■ EXERCISE OBJECTIVE ■
Scan the data below for the string "this". Show every line where it turns up.

Data extracted from a collection:
"""

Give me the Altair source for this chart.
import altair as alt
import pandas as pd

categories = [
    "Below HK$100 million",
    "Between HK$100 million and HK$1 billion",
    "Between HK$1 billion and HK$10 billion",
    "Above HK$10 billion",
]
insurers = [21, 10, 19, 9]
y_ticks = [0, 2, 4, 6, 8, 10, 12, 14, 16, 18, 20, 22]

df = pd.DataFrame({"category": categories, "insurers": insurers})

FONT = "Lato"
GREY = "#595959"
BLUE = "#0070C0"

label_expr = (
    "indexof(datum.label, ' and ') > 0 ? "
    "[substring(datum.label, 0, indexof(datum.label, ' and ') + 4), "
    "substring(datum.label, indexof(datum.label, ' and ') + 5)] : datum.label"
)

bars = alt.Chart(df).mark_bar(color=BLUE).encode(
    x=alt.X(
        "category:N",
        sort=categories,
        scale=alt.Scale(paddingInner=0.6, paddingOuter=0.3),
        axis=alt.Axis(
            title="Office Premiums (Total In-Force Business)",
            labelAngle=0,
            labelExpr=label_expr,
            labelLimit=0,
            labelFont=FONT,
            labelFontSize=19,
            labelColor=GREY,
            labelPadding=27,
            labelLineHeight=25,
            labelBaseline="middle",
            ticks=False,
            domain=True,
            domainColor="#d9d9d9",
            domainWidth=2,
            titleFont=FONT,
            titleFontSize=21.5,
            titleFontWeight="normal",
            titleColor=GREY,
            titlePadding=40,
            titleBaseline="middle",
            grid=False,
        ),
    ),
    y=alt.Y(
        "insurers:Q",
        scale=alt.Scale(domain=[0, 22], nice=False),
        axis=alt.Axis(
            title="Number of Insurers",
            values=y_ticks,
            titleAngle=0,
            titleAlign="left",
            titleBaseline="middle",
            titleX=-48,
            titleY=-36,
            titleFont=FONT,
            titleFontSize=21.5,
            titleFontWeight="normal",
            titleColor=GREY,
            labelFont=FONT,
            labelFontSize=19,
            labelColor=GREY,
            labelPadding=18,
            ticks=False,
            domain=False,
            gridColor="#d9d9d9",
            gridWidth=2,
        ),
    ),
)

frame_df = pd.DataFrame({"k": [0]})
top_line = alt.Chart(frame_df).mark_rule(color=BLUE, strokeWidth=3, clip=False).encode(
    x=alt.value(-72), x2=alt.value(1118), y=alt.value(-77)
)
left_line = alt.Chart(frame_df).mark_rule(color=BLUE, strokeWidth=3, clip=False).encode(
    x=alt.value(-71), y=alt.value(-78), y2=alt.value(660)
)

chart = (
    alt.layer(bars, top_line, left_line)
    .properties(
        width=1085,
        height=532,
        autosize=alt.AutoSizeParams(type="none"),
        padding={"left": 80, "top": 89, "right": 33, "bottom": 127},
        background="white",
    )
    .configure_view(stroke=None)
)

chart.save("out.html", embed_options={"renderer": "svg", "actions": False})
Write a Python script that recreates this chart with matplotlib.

"""

■ REPLY TO THE TASK ■
Give me the Altair source for this chart.
Write a Python script that recreates this chart with matplotlib.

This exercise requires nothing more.